Iraq NEWTON Bouquet 1: Iraq and its Histories

As part of the current global commemorations of twenty years since the US-allied invasion and subsequent US occupation of Iraq, ASI and Georgetown University’s CCAS are co-sponsoring a one day workshop on March 31, “Iraq 2023: Twenty Years On.” Alongside this event, we offer two NEWTON bouquets that span temporal, spatial, and thematic aspects of Iraq.

The first bouquet includes an array of scholarly texts that underscore key axes of Iraq’s historical, political, and communal foundations.

Read the second bouquet here, which spans Iraq’s current, post-2003 realities, as well as the immediate political trajectories and events that in many ways both made it possible as well as helped the country defiantly resist a number of imposed circumstances.

1) Sara Pursley, Familiar Futures: Time, Selfhood, and Sovereignty in Iraq

“When I started reading material on the debates over the personal status law, one thing that struck me was how everybody on all sides of the dispute were framing their arguments in the language of national economic development.”

2) Jeffrey G. Karam, The Middle East in 1958: Reimagining A Revolutionary Year

“Through an inter- and multidisciplinary study of transformational events before and after 1958, the book answers one broad question: to what extent were events in the year 1958 revolutionary and transformative for states in the Middle East and outside the region?”

3) Noga Efrati, Women in Iraq: Past Meets Present

“I believe that placing activists’ post-2003 struggle against the backdrop of the Hashemite period illuminates their efforts to secure meaningful participation in politics, to prevent state tolerance of coercive practices pertaining to women, and to preserve Iraq’s Personal Status Law.”

4) Caecilia Pieri, Bagdad. La construction d’une capitale moderne, 1914-1960

“Baghdad’s evolution cannot be dissociated from Iraq’s specific political context. The capital’s evolution between 1914 and 1960, between urban development and national construction, echoes the dynamics of state-building and nation-building.”

5) Nadje Al-Ali and Deborah Al-Najjar, We are Iraqis: Aesthetics and Politics in a Time of War

“We asked ourselves: what happens when a community—be it a political group, an ethnic or religious community, or a whole nation—deals with devastating events? How are cultural formations in communities, including symbols, local narratives, cultural productions, artworks, and rituals mobilized to inscribe, resist, and heal trauma?”

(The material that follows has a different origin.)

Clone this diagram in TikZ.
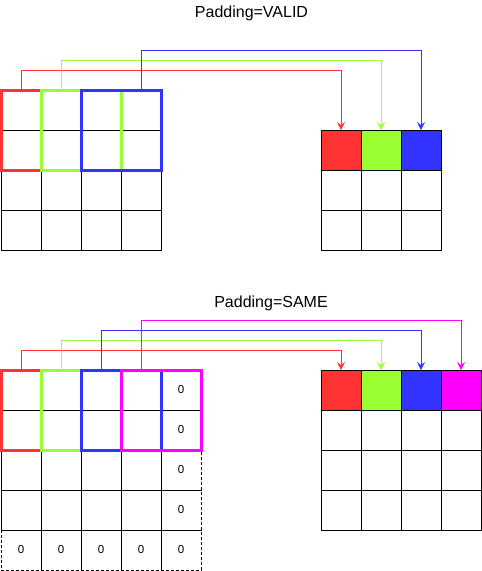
\documentclass[tikz,border=0pt]{standalone}
\usepackage{fontspec}
\setmainfont{Liberation Sans}
\usetikzlibrary{arrows.meta}
\definecolor{winred}{HTML}{FF3333}
\definecolor{wingreen}{HTML}{99FF33}
\definecolor{winblue}{HTML}{3333FF}
\definecolor{winmag}{HTML}{FF00FF}

\begin{document}
\begin{tikzpicture}[x=1pt,y=-1pt]
  \tikzset{cell/.style = {draw, line width=1pt, minimum size=40pt, inner sep=0pt, outer sep=0pt, font=\fontsize{11.5}{13}\selectfont}}
  \tikzset{padcell/.style = {cell, dash pattern=on 3pt off 2pt}}
  \tikzset{window/.style = {line width=3pt}}
  \tikzset{link/.style = {line width=1pt, -{Stealth[length=8pt,width=8pt,inset=3pt]}}}
  \tikzset{title/.style = {anchor=base, inner sep=0pt, font=\fontsize{16}{18}\selectfont}}

\useasboundingbox (0,0) rectangle (482,571);

% Padding=VALID
\node[title] (validtitle) at (251.5,17.3) {Padding=VALID};

\foreach \r in {1,...,4}
  \foreach \c in {1,...,4}
    \node[cell] (t\r\c) at ({21+40*(\c-1)},{110+40*(\r-1)}) {};

\foreach \r in {1,...,3}
  \foreach \c in {1,...,3}
    \node[cell] (u\r\c) at ({341+40*(\c-1)},{150+40*(\r-1)}) {};
\node[cell, fill=winred] (u11) at (341,150) {};
\node[cell, fill=wingreen] (u12) at (381,150) {};
\node[cell, fill=winblue] (u13) at (421,150) {};

  \draw[window, winred] (t11.north west) rectangle (t22.south east);
  \draw[window, wingreen] (t12.north west) rectangle (t23.south east);
  \draw[window, winblue] (t13.north west) rectangle (t24.south east);

    \draw[link, winred] (t11.north) -- ++(0,-20) -| (u11.north);
    \draw[link, wingreen] (t12.north) -- ++(0,-30) -| (u12.north);
    \draw[link, winblue] (t14.north) -- ++(0,-40) -| (u13.north);

% Padding=SAME
\node[title] (sametitle) at (271,307.3) {Padding=SAME};

\foreach \r in {1,...,5}
  \node[padcell] (b\r5) at (181,{390+40*(\r-1)}) {0};
\foreach \c in {1,...,4}
  \node[padcell] (b5\c) at ({21+40*(\c-1)},550) {0};
\foreach \r in {1,...,4}
  \foreach \c in {1,...,4}
    \node[cell] (b\r\c) at ({21+40*(\c-1)},{390+40*(\r-1)}) {};

\foreach \r in {1,...,4}
  \foreach \c in {1,...,4}
    \node[cell] (v\r\c) at ({341+40*(\c-1)},{390+40*(\r-1)}) {};
\node[cell, fill=winred] (v11) at (341,390) {};
\node[cell, fill=wingreen] (v12) at (381,390) {};
\node[cell, fill=winblue] (v13) at (421,390) {};
\node[cell, fill=winmag] (v14) at (461,390) {};

  \draw[window, winred] (b11.north west) rectangle (b22.south east);
  \draw[window, wingreen] (b12.north west) rectangle (b23.south east);
  \draw[window, winblue] (b13.north west) rectangle (b24.south east);
  \draw[window, winmag] (b14.north west) rectangle (b25.south east);

    \draw[link, winred] (b11.north) -- ++(0,-20) -| (v11.north);
    \draw[link, wingreen] (b12.north) -- ++(0,-30) -| (v12.north);
    \draw[link, winblue] (b13.north) -- ++(0,-40) -| (v13.north);
    \draw[link, winmag] (b14.north) -- ++(0,-50) -| (v14.north);

\end{tikzpicture}
\end{document}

6) Orit Bashkin, New Babylonians: A History of Jews in Modern Iraq

“I analyzed the urban experiences of the educated Iraqi Jewish middle classes and their perceptions of secularization, reform and gender relations, the Arabic literary production of Iraqi Jewish journalists, novelists, short-story writers and poets, and the radical visions of Arab-Jewish communists, especially the communist Jewish league ‘Usbat Mukafat al-Sayhuniyya (The League for Combating Zionism).”

7) Arbella Bet-Shlimon, City of Black Gold: Oil, Ethnicity, and the Making of Modern Kirkuk

“The goal of my book, therefore, is not only to argue that ethnic rivalries in Kirkuk are social constructions, which should be obvious, but also to try to understand the origins, components, and mechanisms of ethnicized politics.”